The Internet of Things (IoT) presents a security threat. A key point of my last article is that manufacturers do not have the right incentives. But all is not lost. With a little ingenuity, we can make a quilt of independent pieces that can nevertheless turn out to offer good security coverage.
The term “patchwork quilt” is often used pejoratively to describe something that is made up of an assortment of other parts. Yet it is worth remembering that a well-made quilt is still functional, durable and beautiful. And quilts are often made collaboratively in quilting bees. We need this sort of approach to network security.
+ Also on Network World: How we got our tattered IoT insecurity blanket +
Part of the reason that IoT devices represent such a security threat is because we do not treat all networks as though they’re part of the global Internet. When consumer internet access first took off, each computer was effectively part of the ISP’s network, directly connected via modem. By contrast, in homes and small businesses today, there is a small network with multiple devices.
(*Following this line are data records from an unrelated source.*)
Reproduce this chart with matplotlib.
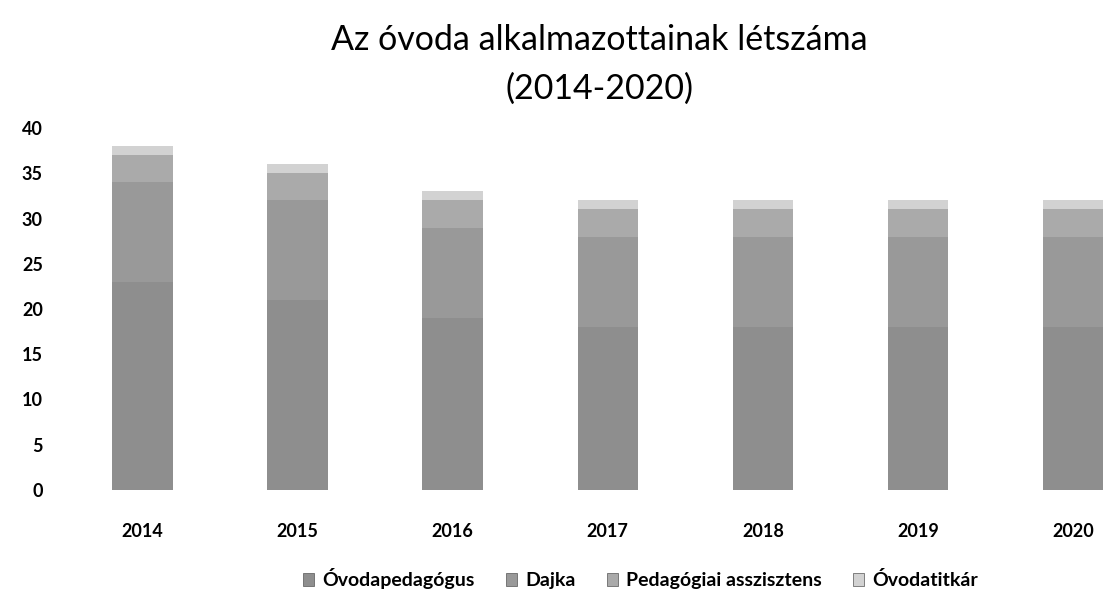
import numpy as np
import matplotlib.pyplot as plt
from matplotlib.patches import Patch

#%% data
years = ['2014', '2015', '2016', '2017', '2018', '2019', '2020']
ovodapedagogus = [23, 21, 19, 18, 18, 18, 18]
dajka = [11, 11, 10, 10, 10, 10, 10]
asszisztens = [3, 3, 3, 3, 3, 3, 3]
titkar = [1, 1, 1, 1, 1, 1, 1]
series_names = ['Óvodapedagógus', 'Dajka', 'Pedagógiai asszisztens', 'Óvodatitkár']

#%% plot
plt.rcParams['font.family'] = ['Lato', 'DejaVu Sans']
fig = plt.figure(figsize=(11.04, 5.96), dpi=100, facecolor='w')
ax = fig.add_axes([65/1104, 106/596, 1 - 65/1104, 362/596])

x = np.arange(len(years))
colors = ['#8e8e8e', '#999999', '#aaaaaa', '#d2d2d2']
bottom = np.zeros(len(years))
for vals, c, name in zip([ovodapedagogus, dajka, asszisztens, titkar], colors, series_names):
    ax.bar(x, vals, width=0.39, bottom=bottom, color=c, edgecolor='none', label=name)
    bottom += np.array(vals)

ax.set_xlim(-0.5, 6.2)
ax.set_ylim(0, 40)
ax.set_yticks(range(0, 41, 5))
ax.set_xticks(x)
ax.set_xticklabels(years)
for s in ax.spines.values():
    s.set_visible(False)
ax.tick_params(axis='both', length=0, labelsize=13)
ax.tick_params(axis='x', pad=24)
ax.tick_params(axis='y', pad=16)
for tl in ax.get_xticklabels() + ax.get_yticklabels():
    tl.set_fontweight('bold')

fig.text(0.543, 0.96, 'Az óvoda alkalmazottainak létszáma\n(2014-2020)',
         ha='center', va='top', fontsize=24.5, linespacing=1.65)

handles = [Patch(facecolor=c, edgecolor='#555555', linewidth=0.5) for c in colors]
fig.legend(handles, series_names, loc='lower center', bbox_to_anchor=(0.58, -0.018),
           ncol=4, frameon=False, handlelength=0.6, handleheight=0.6,
           handletextpad=0.4, columnspacing=1.6, prop={'weight': 'bold', 'size': 14})

plt.savefig('out.png', dpi=100, facecolor='w')
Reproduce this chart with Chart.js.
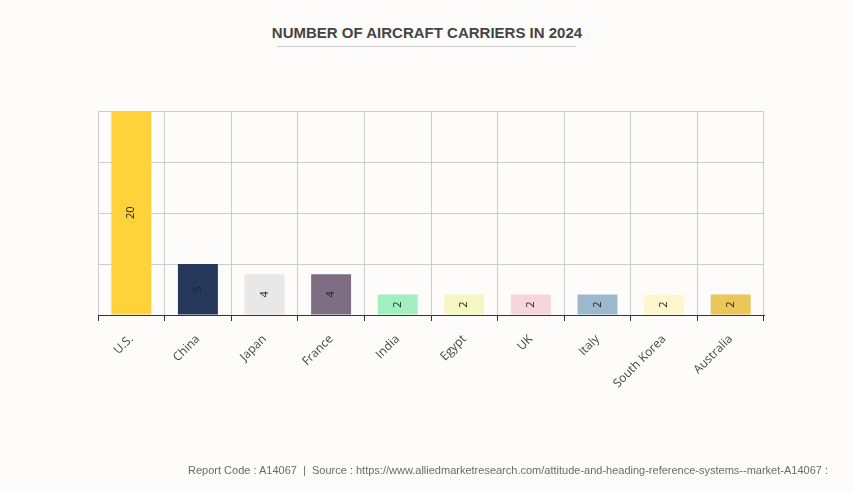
<!DOCTYPE html>
<html>
<head>
<meta charset="utf-8">
<script src="https://cdn.jsdelivr.net/npm/chart.js@4"></script>
<style>
  html, body { margin: 0; padding: 0; background: #fdfcfa; }
  #wrap { position: relative; width: 854px; height: 494px; overflow: hidden; background: #fdfcfa; }
  #title { position: absolute; left: 0; width: 854px; top: 24px; text-align: center;
           font: bold 15px "Liberation Sans", Arial, sans-serif; color: #444; }
  #rule { position: absolute; left: 277px; width: 299px; top: 46px; height: 1px; background: #cccccc; }
  #footer { position: absolute; right: 26px; top: 464px; white-space: nowrap;
            font: 11px "Liberation Sans", Arial, sans-serif; color: #6a6a6a; }
  canvas { position: absolute; left: 0; top: 0; }
</style>
</head>
<body>
<div id="wrap">
  <div id="title">NUMBER OF AIRCRAFT CARRIERS IN 2024</div>
  <div id="rule"></div>
  <canvas id="c" width="854" height="494"></canvas>
  <div id="footer">Report Code : A14067&nbsp;&nbsp;|&nbsp;&nbsp;Source : https://www.alliedmarketresearch.com/attitude-and-heading-reference-systems--market-A14067 :</div>
</div>
<script>
const categories = ["U.S.", "China", "Japan", "France", "India", "Egypt", "UK", "Italy", "South Korea", "Australia"];
const carriers = [20, 5, 4, 4, 2, 2, 2, 2, 2, 2];
const barColors = ["#fed23a", "#263859", "#e8e8e8", "#7d6e83", "#a1efbf", "#f6f6c3", "#f7d6da", "#9bb8cd", "#fff5cf", "#ebc659"];
const yTicks = [0, 5, 10, 15, 20];

const valueLabels = {
  id: "valueLabels",
  afterDatasetsDraw(chart) {
    const ctx = chart.ctx;
    const meta = chart.getDatasetMeta(0);
    ctx.save();
    ctx.font = '11px "Open Sans", sans-serif';
    ctx.fillStyle = "#222";
    ctx.textAlign = "center";
    ctx.textBaseline = "middle";
    meta.data.forEach((bar, i) => {
      const p = bar.getProps(["x", "y", "base"], true);
      const cy = (p.y + p.base) / 2;
      ctx.save();
      ctx.translate(p.x, cy);
      ctx.rotate(-Math.PI / 2);
      ctx.fillText(String(carriers[i]), 0, 0);
      ctx.restore();
    });
    ctx.restore();
  }
};

new Chart(document.getElementById("c"), {
  type: "bar",
  data: {
    labels: categories,
    datasets: [{
      data: carriers,
      backgroundColor: barColors,
      borderWidth: 0,
      barPercentage: 0.6,
      categoryPercentage: 1.0
    }]
  },
  options: {
    responsive: false,
    animation: false,
    layout: { padding: { left: 98, right: 90, top: 111, bottom: 0 } },
    plugins: { legend: { display: false }, tooltip: { enabled: false } },
    scales: {
      x: {
        grid: { color: "#cccccc", offset: true, tickLength: 6, tickColor: "#333", drawOnChartArea: true },
        border: { color: "#333", width: 1 },
        ticks: { minRotation: 45, maxRotation: 45, color: "#444", font: { family: "Open Sans", size: 12 }, padding: 11 },
        afterFit(scale) { scale.height = 179; }
      },
      y: {
        min: 0, max: 20,
        afterBuildTicks(scale) { scale.ticks = yTicks.map(v => ({ value: v })); },
        grid: { color: "#cccccc", drawTicks: false },
        border: { display: false },
        ticks: { display: false },
        afterFit(scale) { scale.width = 0; }
      }
    }
  },
  plugins: [valueLabels]
});
</script>
</body>
</html>
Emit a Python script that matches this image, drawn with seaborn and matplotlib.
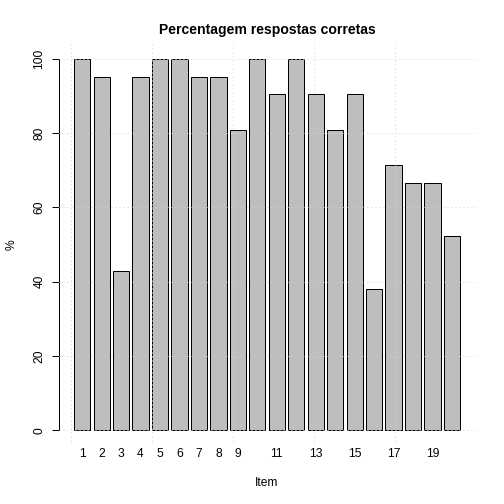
import matplotlib
matplotlib.use("Agg")
import matplotlib.pyplot as plt
import seaborn as sns
import numpy as np
import pandas as pd

# data (percent correct per item, out of 21 respondents)
items = list(range(1, 21))
percent = [100, 95.24, 42.86, 95.24, 100, 100, 95.24, 95.24, 80.95, 100,
           90.48, 100, 90.48, 80.95, 90.48, 38.10, 71.43, 66.67, 66.67, 52.38]
shown_labels = [1, 2, 3, 4, 5, 6, 7, 8, 9, 11, 13, 15, 17, 19]

# R barplot layout: width 1, space 0.2
centers = [0.7 + 1.2 * (i - 1) for i in items]
df = pd.DataFrame({"pos": centers, "pct": percent})

sns.set_style("white")
plt.rcParams["font.family"] = ["Liberation Sans", "DejaVu Sans"]
plt.rcParams["text.color"] = "black"
plt.rcParams["axes.labelcolor"] = "black"
plt.rcParams["xtick.color"] = "black"
plt.rcParams["ytick.color"] = "black"

fig = plt.figure(figsize=(7, 7), dpi=72)
ax = fig.add_axes([58.6 / 504, 59 / 504, 416.9 / 504, 401 / 504])

sns.barplot(data=df, x="pos", y="pct", native_scale=True, width=1 / 1.2,
            color="#BEBEBE", saturation=1, edgecolor="black", linewidth=1,
            ax=ax, zorder=1)

xmin, xmax = 0.2, 24.0
pad = (xmax - xmin) * 0.04
ax.set_xlim(xmin - pad, xmax + pad)
ax.set_ylim(-4, 104)

# grid like R's grid() drawn on top
for gx in [0, 5, 10, 15, 20]:
    ax.axvline(gx, color="#D3D3D3", linestyle=(0, (1, 3)), linewidth=1, zorder=3)
for gy in [0, 20, 40, 60, 80, 100]:
    ax.axhline(gy, color="#D3D3D3", linestyle=(0, (1, 3)), linewidth=1, zorder=3)

ax.set_xticks([centers[i - 1] for i in shown_labels])
ax.set_xticklabels([str(i) for i in shown_labels], fontsize=12)
ax.tick_params(axis="x", length=0, pad=3, bottom=False)

ax.set_yticks([0, 20, 40, 60, 80, 100])
ax.set_yticklabels(["0", "20", "40", "60", "80", "100"], fontsize=12,
                   rotation=90, va="center")
ax.tick_params(axis="y", left=True, direction="out", length=7, width=1,
               pad=6, color="black")

for s in ["top", "right", "bottom"]:
    ax.spines[s].set_visible(False)
ax.spines["left"].set_bounds(0, 100)
ax.spines["left"].set_color("black")
ax.spines["left"].set_linewidth(1)

ax.set_xlabel("Item", fontsize=12, labelpad=17)
ax.set_ylabel("%", fontsize=12, labelpad=16)
ax.set_title("Percentagem respostas corretas", fontsize=14, fontweight="bold", pad=10)

fig.savefig("out.png", dpi=72)
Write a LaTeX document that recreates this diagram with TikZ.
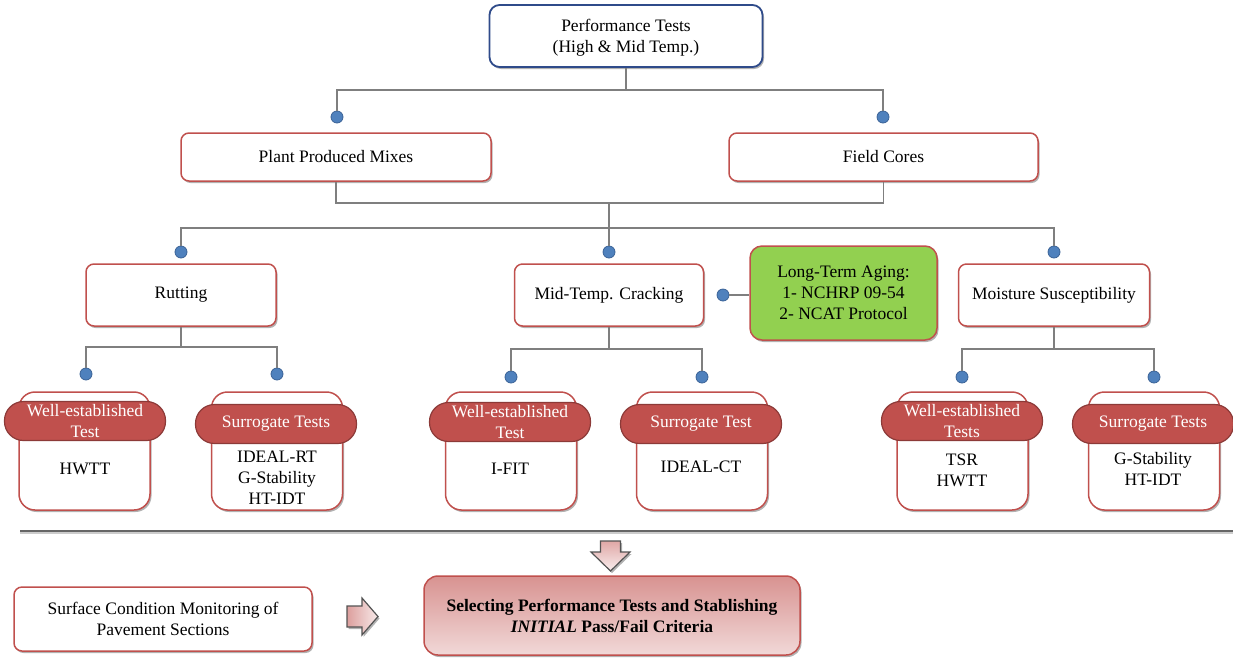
\documentclass[tikz,border=0pt]{standalone}
\usepackage{fontspec}
\setmainfont{Liberation Serif}
\usetikzlibrary{shadows}
\definecolor{boxred}{HTML}{C0504D}
\definecolor{bannerdark}{HTML}{8C3A38}
\definecolor{topblue}{HTML}{2F4B8A}
\definecolor{dotblue}{HTML}{4F81BD}
\definecolor{dotedge}{HTML}{3A6296}
\definecolor{linegray}{HTML}{7F7F7F}
\definecolor{agegreen}{HTML}{92D050}
\begin{document}
\begin{tikzpicture}[x=1pt,y=-1pt,
  font=\fontsize{17.5pt}{21pt}\selectfont,
  shadowed/.style={drop shadow={shadow xshift=1.5pt,shadow yshift=-2pt,opacity=0.3,fill=black}},
  box/.style={draw=boxred,line width=1.5pt,rounded corners=8pt,fill=white,align=center,inner sep=0pt,shadowed},
  topbox/.style={box,draw=topblue,line width=1.8pt,rounded corners=10pt},
  greenbox/.style={box,fill=agegreen,rounded corners=12pt},
  leaf/.style={draw=boxred,line width=1.5pt,rounded corners=16pt,fill=white,minimum width=131pt,minimum height=118pt,inner sep=0pt,shadowed},
  banner/.style={draw=bannerdark,line width=1.2pt,rounded corners=19pt,fill=boxred,text=white,align=center,inner sep=0pt,minimum height=39pt,minimum width=161pt},
  leaftext/.style={align=center,inner sep=0pt},
  dot/.style={circle,fill=dotblue,draw=dotedge,line width=0.8pt,minimum size=12pt,inner sep=0pt},
  conn/.style={draw=linegray,line width=1.8pt},
  blockarrow/.style={draw=gray!65!black,line width=1.2pt,line join=miter,shadowed}
]
\useasboundingbox (0,0) rectangle (1233,657);

% level 1
\node[topbox,minimum width=273pt,minimum height=62pt] (perf) at (626,36) {\rule{0pt}{16pt}Performance Tests\\(High \& Mid Temp.)};

% level 2
\node[box,minimum width=310pt,minimum height=48pt] (plant) at (336,157) {Plant Produced Mixes};
\node[box,minimum width=309pt,minimum height=48pt] (field) at (883.5,157) {Field Cores};
\node[dot] (d1) at (337,117) {};
\node[dot] (d2) at (883,117) {};
\coordinate (j1) at (626,90);
\draw[conn] (perf.south) -- (j1) -| (d1.north);
\draw[conn] (j1) -| (d2.north);

% level 3
\node[box,minimum width=190pt,minimum height=62pt] (rut) at (181,295) {Rutting};
\node[box,minimum width=189pt,minimum height=62pt] (mid) at (609,295) {Mid-Temp. Cracking};
\node[box,minimum width=191pt,minimum height=62pt] (moist) at (1054,295) {Moisture Susceptibility};
\node[greenbox,minimum width=187pt,minimum height=94pt] (age) at (843.5,293) {Long-Term Aging:\\1- NCHRP 09-54\\2- NCAT Protocol};
\node[dot] (d3) at (181,252) {};
\node[dot] (d4) at (609,252) {};
\node[dot] (d5) at (1054,252) {};
\node[dot] (d6) at (723,295) {};
\coordinate (j2) at (609,203);
\coordinate (j3) at (609,228);
\draw[conn] (plant.south) |- (j2);
\draw[conn] (field.south) |- (j2);
\draw[conn] (j2) -- (j3) -| (d3.north);
\draw[conn] (j3) -- (d4.north);
\draw[conn] (j3) -| (d5.north);
\draw[conn] (d6.east) -- (d6.east -| age.west);

% level 4 junctions
\node[dot] (d7) at (86,374) {};
\node[dot] (d8) at (277,374) {};
\node[dot] (d9) at (511,377) {};
\node[dot] (d10) at (702,377) {};
\node[dot] (d11) at (962,377) {};
\node[dot] (d12) at (1154,377) {};
\coordinate (jr) at (181,347);
\coordinate (jm) at (609,349);
\coordinate (jo) at (1054,349);
\draw[conn] (rut.south) -- (jr) -| (d7.north);
\draw[conn] (jr) -| (d8.north);
\draw[conn] (mid.south) -- (jm) -| (d9.north);
\draw[conn] (jm) -| (d10.north);
\draw[conn] (moist.south) -- (jo) -| (d11.north);
\draw[conn] (jo) -| (d12.north);

% leaves
\node[leaf] (l1) at (84.5,451) {};
\node[leaf] (l2) at (277,451) {};
\node[leaf] (l3) at (511,451) {};
\node[leaf] (l4) at (702,451) {};
\node[leaf] (l5) at (962.5,451) {};
\node[leaf] (l6) at (1154,451) {};

\node[banner] (b1) at (85,421) {Well-established\\Test};
\node[banner] (b2) at (276,424) {Surrogate Tests};
\node[banner] (b3) at (510,422) {Well-established\\Test};
\node[banner] (b4) at (701,424) {Surrogate Test};
\node[banner] (b5) at (962,421) {Well-established\\Tests};
\node[banner] (b6) at (1153,424) {Surrogate Tests};

\node[leaftext] (t1) at (85,469) {HWTT};
\node[leaftext] (t2) at (277,478) {IDEAL-RT\\G-Stability\\HT-IDT};
\node[leaftext] (t3) at (510,469) {I-FIT};
\node[leaftext] (t4) at (701,467) {IDEAL-CT};
\node[leaftext] (t5) at (962,470) {TSR\\HWTT};
\node[leaftext] (t6) at (1153,469) {G-Stability\\HT-IDT};

% separator
\coordinate (sepL) at (20,531);
\coordinate (sepR) at (1233,531);
\coordinate (sepL2) at (20,532.8);
\coordinate (sepR2) at (1233,532.8);
\draw[draw=gray!40,line width=3pt] (sepL2) -- (sepR2);
\draw[draw=gray!80!black,line width=1.6pt] (sepL) -- (sepR);

% bottom arrows (block arrows drawn as outlines)
\coordinate (down) at (610.5,541);
\draw[blockarrow,top color=boxred!50,bottom color=boxred!10]
  (down) ++(-10,0) -- ++(20,0) -- ++(0,11) -- ++(9.5,0) -- ++(-19.5,19) -- ++(-19.5,-19) -- ++(9.5,0) -- cycle;
\coordinate (right) at (347,616.5);
\draw[blockarrow,left color=boxred!55,right color=boxred!12]
  (right) ++(0,-10.5) -- ++(15,0) -- ++(0,-8) -- ++(16,18.5) -- ++(-16,18.5) -- ++(0,-8) -- ++(-15,0) -- cycle;

\node[box,minimum width=298pt,minimum height=64pt] (surf) at (163,619) {Surface Condition Monitoring of\\Pavement Sections};
\node[box,minimum width=376pt,minimum height=79pt,rounded corners=14pt,top color=boxred!62,bottom color=boxred!22,font=\fontsize{17.5pt}{21pt}\selectfont\bfseries] (sel) at (612,615.5) {Selecting Performance Tests and Stablishing\\\textit{INITIAL} Pass/Fail Criteria};
\end{tikzpicture}
\end{document}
But because of the historical service model, those small networks do not operate as though they are part of a network of networks.
In most corporate and service-provision networks, only some systems have access to the Internet. You do not want your company’s personnel database computer sending traffic to a random computer somewhere in the world. Indeed, if you discover such a traffic pattern, it is a good sign there is a problem. Professional network managers look after these networks to ensure traffic flows where it should, and nowhere else.
Home networks are different because they are mostly unmanaged. Most of us just want to be able to use the network and do not want to spend a lot of time maintaining it. That means the facilities of these small networks need to be managed automatically.
We have been in a similar position before. When residential broadband first took off, the gateways had terrible security. Attackers often had no problem taking control, rather like in today’s IoT devices. This problem is not completely solved, but it is far less acute than it used to be because ISPs had an interest in fixing the problem. ISPs started bundling wireless gateways and other similar functionality into the customer premises equipment (CPEs) for their customers. The gateways that people get from their ISPs today are often carefully configured to improve security. ISPs insisted on those improvements as part of their contract to buy the equipment.
A similar thing could happen with IoT. Suppose IoT devices could advertise their capabilities and what traffic they expected to send, using something like the Manufacturer Usage Description Framework. A gateway in the network would be able to tell what sort of traffic could be expected from the device—and could block other kinds of traffic, thereby preventing devices from becoming part of an attack. A device that the gateway did not know would not be able to talk to the rest of the Internet, just like a company’s database server for personnel records.
Devices that do not offer this facility would appear “broken,” and consumers would quickly learn to buy only devices that worked as expected. Vendors would realize they need to make devices that work this way or face customer support costs, dissatisfaction and returns. ISPs could include the functionality in the gateways they ship to customers, since most gateways already include a firewall function anyway.
The whole system would align the incentives correctly: Consumers want things that work, vendors want to avoid recalls and returns, and ISPs do not want their networks to be sources of attacks on the rest of the Internet. And, of course, this sort of functionality would be just as useful in large, corporate networks where IoT devices penetrate. Manually managing firewall rules for millions of devices is not something any IT staff can do.
The challenge of IoT security regulations
Some will argue that there are too many players involved and that it will take too long to get the incentives lined up—that regulation is the only choice. But regulation also takes time, and on the Internet, the regulatory regime will need to include almost every country or else it is unlikely to be effective. It is hard to believe that getting all the governments in the world to cooperate would be easier than using commercial pressure.
A quiltmaker takes many small components and stitches them together into a greater whole that is much more useful than the small scraps of fabric that make it up. By treating small, unmanaged networks as first-class participants in the network of networks, we can reduce the threats that come from millions of mostly unmanaged devices that the IoT provides. Yet we can get the benefits that come from automating our world by connecting more devices to the Internet. By taking lessons from quilters, we can be sure we build better networks.